Now I make an effort to stay connected with other people, here and in my real life. But I must caution you, pick your social events very carefully in the beginning. The other conversation going on here in the nest recently talks about the difficulties of staying AF in social situations. It takes some practice. People do try to push AL on you, although I don't think their motives are evil. But that is a whole 'nother conversation. My close friends are getting very used to me not drinking now. In fact, they automatically offer me a non-AL drink. I think they would be scared if I asked for the real thing these days. Funny how that works.

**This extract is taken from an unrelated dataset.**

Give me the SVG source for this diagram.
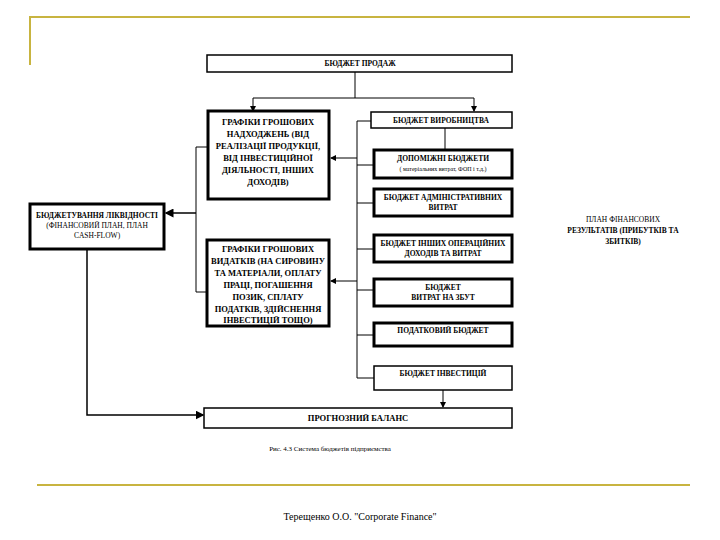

I have had a rough week, and was pulling away from everyone again. Not because I was drinking, just because it's a bad habit of mine when I am overwhelmed. I received a thoughtful, and unusual text from a dear friend about an hour ago. It was very personal, so I can't share the whole thing, but it did start with..."when wine becomes more important than friends..." She automatically assumed I was drinking because I was slipping back into isolating mode. In the past, I would have been angry. Today, I was moved by her concern. Coming out of the AL closet to my closest friends and family has been a good thing for me. They have my back. But it took me a very long time to feel comfortable doing it.
Take care, Rednose and stay strong. You are on the right path. You'll be amazed how many people will not only respect your decision not to drink, but will support it. I've even had one friend join me on this journey. And we used to be big drinking buddies.
Thank you everyone for the kind words regarding my brother. I appreciate it.